Zimbra had the good fortune to get tapped for Business 2.0’s Next Net 25 and last week had the chance to go hang out with the Business 2.0 gurus—Erick Schonfeld, Om Malik, and Michael Copeland—as well as with most of the our fellow entrepreneurs that made the cut.
While it was a tough group to get to work well together in one room—lots of opinionated talkers and not that many listeners (myself included :-)), with divergent agendas, half of us focused on the consumer and half focused on businesses, the discussion thread I had the most fun with was what will be the next, next big thing.
Here are my ideas on that topic. I’m afraid most of this handful of problems are somewhere between hard and intractible given the state of technology today.

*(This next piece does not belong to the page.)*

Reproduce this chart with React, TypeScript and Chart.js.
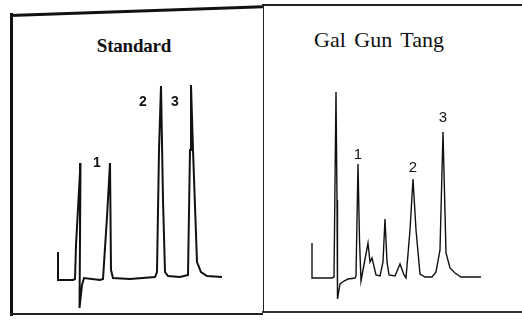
import React, { useEffect, useRef } from "react";
import { Chart, registerables } from "chart.js";

Chart.register(...registerables);

// Retention time (min) and detector signal (arbitrary units) for the standard run
const standardTimes = [4.6, 4.6, 6.1, 6.3, 6.4, 6.85, 6.8, 6.75, 7.0, 7.2, 8.8, 9.1, 9.5, 9.8, 9.9, 10.1, 11.8, 14.3, 14.5, 14.7, 14.9, 15.1, 15.3, 15.6, 16.8, 17.6, 17.8, 17.9, 18.1, 18.5, 18.9, 19.5, 21.0];
const standardSignal = [28, 0, 0, 1, 35, 117, 40, -28, -5, 2, 0, 1, 63, 117, 10, 2, 1, 3, 8, 130, 194, 80, 8, 4, 3, 5, 130, 195, 130, 18, 8, 4, 3];

// Retention time (min) and detector signal for the Gal Gun Tang sample
const sampleTimes = [4.8, 4.8, 6.8, 7.0, 7.2, 7.3, 7.35, 7.6, 8.0, 8.4, 9.1, 9.2, 9.4, 9.55, 9.7, 9.9, 10.4, 10.6, 10.8, 11.2, 11.6, 11.9, 12.1, 12.3, 12.5, 13.1, 13.6, 14.0, 14.2, 14.6, 14.9, 15.2, 15.6, 16.1, 16.8, 17.2, 17.6, 17.9, 18.2, 18.6, 19.1, 19.7, 21.7];
const sampleSignal = [35, 0, 0, 1, 186, 78, -21, -6, -3, -1, 0, 2, 114, 38, -3, 8, 35, 16, 20, 3, 2, 16, 59, 16, 3, 2, 14, 3, 0, 48, 99, 48, 4, 1, 1, 6, 28, 146, 25, 10, 5, 1, 1];

const peakNames = ["1", "2", "3"];
const standardPeakTimes = [9.8, 14.9, 17.9];
const samplePeakTimes = [9.4, 14.9, 17.9];

type LabelStyle = { font: string; offsets: [number, number][] };

function makeLabelPlugin(peakTimes: number[], style: LabelStyle) {
  return {
    id: "peakLabels",
    afterDatasetsDraw(chart: any) {
      const ctx = chart.ctx;
      const xs = chart.scales.x;
      const ys = chart.scales.y;
      const data = chart.data.datasets[0].data as { x: number; y: number }[];
      ctx.save();
      ctx.fillStyle = "#111";
      ctx.font = style.font;
      ctx.textAlign = "center";
      ctx.textBaseline = "middle";
      peakTimes.forEach((t, i) => {
        let best = data[0];
        data.forEach((p) => {
          if (Math.abs(p.x - t) < Math.abs(best.x - t) || (Math.abs(p.x - t) === Math.abs(best.x - t) && p.y > best.y)) best = p;
        });
        const px = xs.getPixelForValue(best.x) + style.offsets[i][0];
        const py = ys.getPixelForValue(best.y) + style.offsets[i][1];
        ctx.fillText(peakNames[i], px, py);
      });
      ctx.restore();
    },
  };
}

function Trace(props: {
  times: number[];
  signal: number[];
  peakTimes: number[];
  width: number;
  height: number;
  xMax: number;
  yMin: number;
  yMax: number;
  lineWidth: number;
  label: LabelStyle;
  style: React.CSSProperties;
}) {
  const ref = useRef<HTMLCanvasElement | null>(null);
  useEffect(() => {
    if (!ref.current) return;
    const points = props.times.map((t, i) => ({ x: t, y: props.signal[i] }));
    const chart = new Chart(ref.current, {
      type: "scatter",
      data: {
        datasets: [
          {
            data: points,
            showLine: true,
            borderColor: "#111",
            borderWidth: props.lineWidth,
            pointRadius: 0,
            tension: 0,
            borderJoinStyle: "miter",
          } as any,
        ],
      },
      options: {
        responsive: false,
        animation: false,
        devicePixelRatio: 1,
        layout: { padding: 0 },
        plugins: { legend: { display: false }, tooltip: { enabled: false }, title: { display: false } },
        scales: {
          x: { type: "linear", display: false, min: 0, max: props.xMax },
          y: { type: "linear", display: false, min: props.yMin, max: props.yMax },
        },
      },
      plugins: [makeLabelPlugin(props.peakTimes, props.label)],
    });
    return () => chart.destroy();
  }, []);
  return <canvas ref={ref} width={props.width} height={props.height} style={{ position: "absolute", ...props.style }} />;
}

export default function App() {
  return (
    <div style={{ position: "fixed", left: 0, top: 0, width: 522, height: 320, background: "#fff", overflow: "hidden" }}>
      {/* frame */}
      <div style={{ position: "absolute", left: 10, top: 14, width: 253, height: 2.5, background: "#111", transform: "rotate(-2deg)", transformOrigin: "0 0" }} />
      <div style={{ position: "absolute", left: 262, top: 4, width: 260, height: 1.5, background: "#222" }} />
      <div style={{ position: "absolute", left: 10, top: 13, width: 3, height: 303, background: "#111" }} />
      <div style={{ position: "absolute", left: 10, top: 313, width: 253, height: 2, background: "#222" }} />
      <div style={{ position: "absolute", left: 262, top: 311, width: 260, height: 1.5, background: "#333" }} />
      <div style={{ position: "absolute", left: 263, top: 5, width: 1, height: 307, background: "#222" }} />
      {/* titles */}
      <div style={{ position: "absolute", left: 34, width: 200, top: 36, textAlign: "center", fontFamily: "'Liberation Serif', serif", fontWeight: "bold", fontSize: 19, lineHeight: 1, letterSpacing: -0.2, color: "#111" }}>Standard</div>
      <div style={{ position: "absolute", left: 279, width: 200, top: 29, textAlign: "center", fontFamily: "'Liberation Serif', serif", fontSize: 22, lineHeight: 1, wordSpacing: 3, color: "#111" }}>Gal Gun Tang</div>
      <Trace
        times={standardTimes}
        signal={standardSignal}
        peakTimes={standardPeakTimes}
        width={251}
        height={303}
        xMax={25.1}
        yMin={-35}
        yMax={268}
        lineWidth={2}
        label={{ font: "bold 14px 'Liberation Sans', sans-serif", offsets: [[-13, 0], [-18, 16], [-16, 17]] }}
        style={{ left: 12, top: 12 }}
      />
      <Trace
        times={sampleTimes}
        signal={sampleSignal}
        peakTimes={samplePeakTimes}
        width={258}
        height={307}
        xMax={25.8}
        yMin={-35}
        yMax={272}
        lineWidth={1.4}
        label={{ font: "15px 'Liberation Sans', sans-serif", offsets: [[0, -9], [0, -11], [0, -14]] }}
        style={{ left: 264, top: 6 }}
      />
    </div>
  );
}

On the other hand (and as was pointed out at the meeting), I’m now a grizzled senior citizen relative to the next generation of high-tech entrepreneurs (Zimbra is start-up #3 for me, and I spent much more time than the average navigating college), and so could easily have become jaded.
(1) Customization, extension & integration for on-demand applications — As more software is delivered on-demand (via Software as a Service/SaaS), we are going to see increasing challenges to how that software can be customized, extended, and integrated with other applications (both on-premises and on-demand). Today, customization tends to be relatively superficial (reskinning for example). Extension can be accomplished by adding new data to existing tables, but then there is always the problem of not being able to host full-on business logic you didn’t write (at least in the general case, there is too much risk of errant or malicious code doing harm). Lastly, the secure and reliable integration of multiple applications across the Internet is not an easily solved problem, and the higher-end web services infrastructure (e.g., WS-Trust, WS-Federation, etc.) being proposed to make this easier is at risk of being too complex to ever achieve widescale adoption. More declarative/meta-data based programming and workflow models seem to be the likely answer here.

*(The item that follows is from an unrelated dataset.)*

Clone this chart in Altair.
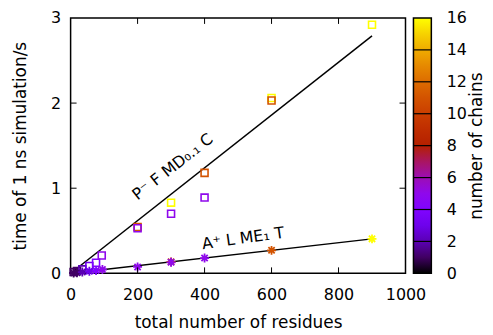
import altair as alt
import pandas as pd

# ---- data ----
# series "P- F MD0.1 C" (open squares)
sq_res = [9, 19, 35, 56, 76, 93, 200, 200, 300, 300, 400, 400, 600, 600, 900]
sq_time = [0.015, 0.027, 0.047, 0.086, 0.125, 0.21, 0.545, 0.53, 0.83, 0.70, 1.18, 0.89, 2.06, 2.03, 2.92]
sq_chains = [1, 1, 2, 3, 4, 5, 11, 5, 16, 5, 11, 5, 16, 11, 16]

# series "A+ L ME1 T" (asterisks)
ast_res = [9, 19, 35, 56, 76, 95, 200, 300, 300, 400, 600, 900]
ast_time = [0.004, 0.008, 0.015, 0.024, 0.033, 0.045, 0.075, 0.135, 0.13, 0.18, 0.27, 0.405]
ast_chains = [1, 1, 2, 3, 4, 5, 5, 11, 5, 5, 11, 16]

# linear fits
fit_res = [9, 900]
fit_sq = [0.028, 2.79]
fit_ast = [0.004, 0.405]

# labels
lab_sq = "P⁻ F MD₀.₁ C"
lab_sq_pos = [305, 1.25]
lab_ast = "A⁺ L ME₁ T"
lab_ast_pos = [515, 0.41]

XTICKS = [0, 200, 400, 600, 800, 1000]
YTICKS = [0, 1, 2, 3]
CBTICKS = [0, 2, 4, 6, 8, 10, 12, 14, 16]
CB_SEPS = [2, 4, 6, 8, 10, 12, 14]

# gnuplot default palette (rgbformulae 7,5,15), stops at chains 0..16
CB_DOMAIN = [0, 1, 2, 3, 4, 5, 6, 7, 8, 9, 10, 11, 12, 13, 14, 15, 16]
PALETTE = ["#000000", "#400062", "#5a00b4", "#6e02ec", "#8004ff", "#8f08ec",
           "#9c0db4", "#a91562", "#b42000", "#bf2d00", "#ca3e00", "#d35300",
           "#dd6c00", "#e68900", "#efab00", "#f7d200", "#ffff00"]

W, H = 337, 257
CB_GAP, CB_W = 8, 18
FONT = "DejaVu Sans"
ASTERISK = "M-1,0L1,0M0,-1L0,1M-0.7,-0.7L0.7,0.7M-0.7,0.7L0.7,-0.7"

df_sq = pd.DataFrame({"x": sq_res, "y": sq_time, "chains": sq_chains})
df_ast = pd.DataFrame({"x": ast_res, "y": ast_time, "chains": ast_chains})
df_fit_sq = pd.DataFrame({"x": fit_res, "y": fit_sq})
df_fit_ast = pd.DataFrame({"x": fit_res, "y": fit_ast})

x_enc = alt.X("x:Q", scale=alt.Scale(domain=[0, 1000], nice=False),
              axis=alt.Axis(values=XTICKS, format="d", title="total number of residues",
                            labelPadding=13, titlePadding=12))
y_enc = alt.Y("y:Q", scale=alt.Scale(domain=[0, 3], nice=False),
              axis=alt.Axis(values=YTICKS, format="d", title="time of 1 ns simulation/s",
                            labelPadding=10, titlePadding=21, orient="left"))
color_scale = alt.Scale(domain=CB_DOMAIN, range=PALETTE)

line_sq = alt.Chart(df_fit_sq).mark_line(color="black", strokeWidth=1.5).encode(x=x_enc, y=y_enc)
line_ast = alt.Chart(df_fit_ast).mark_line(color="black", strokeWidth=1.5).encode(x=x_enc, y=y_enc)

squares = alt.Chart(df_sq).mark_point(shape="square", filled=False, size=49,
                                       strokeWidth=1.6, opacity=1).encode(
    x=x_enc, y=y_enc, color=alt.Color("chains:Q", scale=color_scale, legend=None))
asters = alt.Chart(df_ast).mark_point(shape=ASTERISK, filled=False, size=81,
                                       strokeWidth=1.8, opacity=1).encode(
    x=x_enc, y=y_enc, color=alt.Color("chains:Q", scale=color_scale, legend=None))

txt_sq = alt.Chart(pd.DataFrame({"x": [lab_sq_pos[0]], "y": [lab_sq_pos[1]], "t": [lab_sq]})).mark_text(
    font=FONT, fontSize=16, angle=322, align="center", baseline="middle", color="black"
).encode(x=x_enc, y=y_enc, text="t:N")
txt_ast = alt.Chart(pd.DataFrame({"x": [lab_ast_pos[0]], "y": [lab_ast_pos[1]], "t": [lab_ast]})).mark_text(
    font=FONT, fontSize=16, angle=352, align="center", baseline="middle", color="black"
).encode(x=x_enc, y=y_enc, text="t:N")

# inward ticks (gnuplot style, mirrored)
df_xt = pd.DataFrame({"x": XTICKS[1:-1]})
df_yt = pd.DataFrame({"y": YTICKS[1:-1]})
xt_bot = alt.Chart(df_xt).mark_rule(color="black", strokeWidth=1).encode(
    x=x_enc, y=alt.value(H), y2=alt.value(H - 6))
xt_top = alt.Chart(df_xt).mark_rule(color="black", strokeWidth=1).encode(
    x=x_enc, y=alt.value(0), y2=alt.value(6))
yt_left = alt.Chart(df_yt).mark_rule(color="black", strokeWidth=1).encode(
    y=y_enc, x=alt.value(0), x2=alt.value(6))
yt_right = alt.Chart(df_yt).mark_rule(color="black", strokeWidth=1).encode(
    y=y_enc, x=alt.value(W), x2=alt.value(W - 6))

main = alt.layer(line_sq, line_ast, squares, asters, txt_sq, txt_ast,
                 xt_bot, xt_top, yt_left, yt_right)

# colour bar (own y scale, drawn right of the plot)
cb_y = alt.Y("lo:Q", scale=alt.Scale(domain=[0, 16], nice=False),
             axis=alt.Axis(orient="right", offset=CB_GAP + CB_W, values=CBTICKS,
                           title="number of chains", titleAngle=270, titleBaseline="top",
                           labelPadding=15, titlePadding=2))
grad = alt.LinearGradient(
    gradient="linear",
    stops=[alt.GradientStop(color=c, offset=i / (len(PALETTE) - 1)) for i, c in enumerate(PALETTE)],
    x1=0, x2=0, y1=1, y2=0)
bar = alt.Chart(pd.DataFrame({"lo": [0], "hi": [16]})).mark_rect(
    fill=grad, stroke="black", strokeWidth=1.5).encode(
    y=cb_y, y2="hi:Q", x=alt.value(W + CB_GAP), x2=alt.value(W + CB_GAP + CB_W))
seps = alt.Chart(pd.DataFrame({"lo": CB_SEPS})).mark_rule(color="black", strokeWidth=1.2).encode(
    y=cb_y, x=alt.value(W + CB_GAP), x2=alt.value(W + CB_GAP + CB_W))
cbar = alt.layer(bar, seps)

chart = alt.layer(main, cbar).resolve_scale(y="independent").properties(
    width=W, height=H,
    padding={"left": 3, "top": 1, "right": 0, "bottom": 0}
).configure_view(stroke="black", strokeWidth=1.5).configure_axis(
    labelFont=FONT, titleFont=FONT, labelFontSize=16, titleFontSize=17,
    titleFontWeight="normal", labelColor="black", titleColor="black",
    domain=False, ticks=False, tickSize=0, grid=False, labelFlush=False
)

chart.save("out.html", embed_options={"renderer": "svg", "actions": False})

(2) Infrastructure for multi-sourcing and change management — As software projects incorporate code from multiple open source stacks as well as other internal re-use efforts, and talk to/interoperate with many other applications and systems (via XML, SOAP, REST, etc.), how is IT to deliver reliable, non-fragile deployments? Some interesting companies chasing this are Gauntlet Systems (WebLogic buddies recently acquired) and SourceLabs.
(3) Mobile applications 2.0 — Phones/PDAs still do not provide a sufficiently unified platform/profile for applications (whether web-oriented such as via Ajax or Flash, or native programmed client, such as via J2ME) to get us to critical mass. PCs are far more consistent devices for web applications at least, even when you take Windows vs. Mac vs. Linux (as well as IE vs. Firefox vs. Safari) into account. Today, you can develop a website for all PCs pretty straightforwardly (albeit that cross platform testing is still required), but we are simply not yet there for mobile applications. Which is too bad, because the network and performance of phones/PDAs is getting to the point that the technology is ready to do more.
(4) Alternative on-line advertising models — While I confess I didn’t suggest this one initially, it struck a chord with me. There is much renewed interest today (remember all those Web 1.0 ad’s before the advent of pop-up blockers?) in leveraging advertising as a means for monetizing on-demand/SaaS deployments (as an alternative to subscriptions). Much of this renewed interest in ad’s comes out of Google’s success I think, but we should keep in mind that Google has found a unique sweet spot—when I am searching for something, I am actually often as interested in the ad’s as I am the general search results. With virtually everything else I do on-line, ad’s are at least a nuisance, and may well interfere with whatever I’m trying to get done. So the key, I think, is to find ways to blend advertising with content that are both unobtrusive and occasionally helpful. For email, IM, calendaring, etc. Zimlets could provide such an alternative model.
There’s my pie-in-the-sky wish list. Love to hear if you have managed to nail one of these. Happy entrepreneuring.